Purpose – This paper aims to examine the relationship between firms’ decisions to expense employee stock options (ESOs) under the voluntary period of Statement of Financial Accounting Standard No. 123 (SFAS 123) and their market-to-book (MTB-1) ratio and conditional conservatism. Conservatism is chosen because, even though expensing of ESOs is a conservative accounting treatment, it is not obvious how the decision would be related to the MTB-1 ratio and conditional conservatism, particularly because the MTB-1 is a long-run measure of conservatism and the decision to voluntarily expense is examined over two years. The setting provides a unique opportunity to assess how two major proxies of conservatism are related.

Design/methodology/approach – Using firms listed in the S&P 1500 index, firms that expensed

ESOs are compared to firms that disclosed only in the financial statements. The main comparison uses a logistic regression.

Findings – During the period when expensing ESOs was voluntary, SFAS 123, the MTB-1 ratio was negatively associated with ESO expense recognition, but conditional conservatism was positively associated with ESO expense recognition. The former is attributed to incentives of conservatism and the latter to the tenet of conservatism tending to reduce income.

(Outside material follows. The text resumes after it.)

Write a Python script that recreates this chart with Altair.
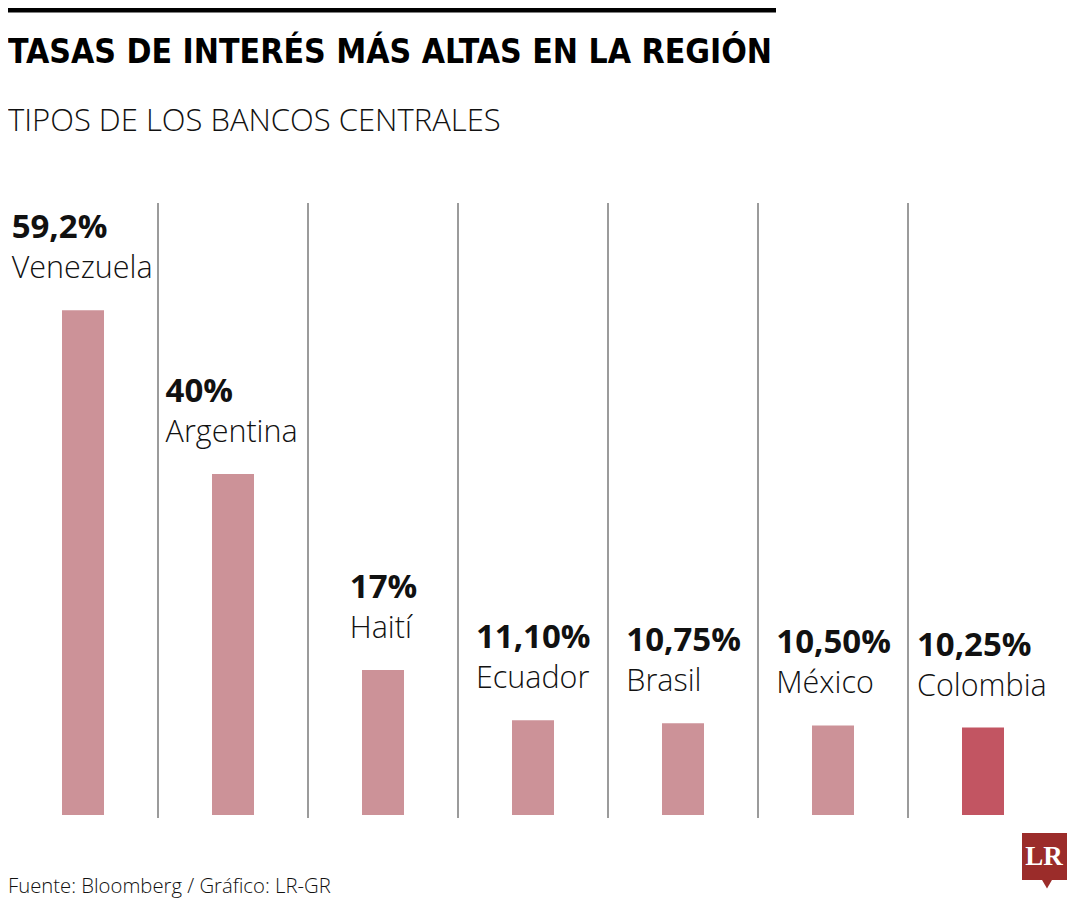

Research limitations/implications – The findings add to the literature/controversy on the negative relationship between the MTB-1 ratio and conditional conservatism. More important, they support using more than one measure of conservatism in studies that involve accounting conservatism. A limitation is that the findings are specific to voluntary ESO expense recognition.

Originality/value – This is the first study to examine how conservatism affects the choice to recognize an item on the financial statements or disclosure only. In addition, the study shows that firms were willing to incur real costs from their financial reporting.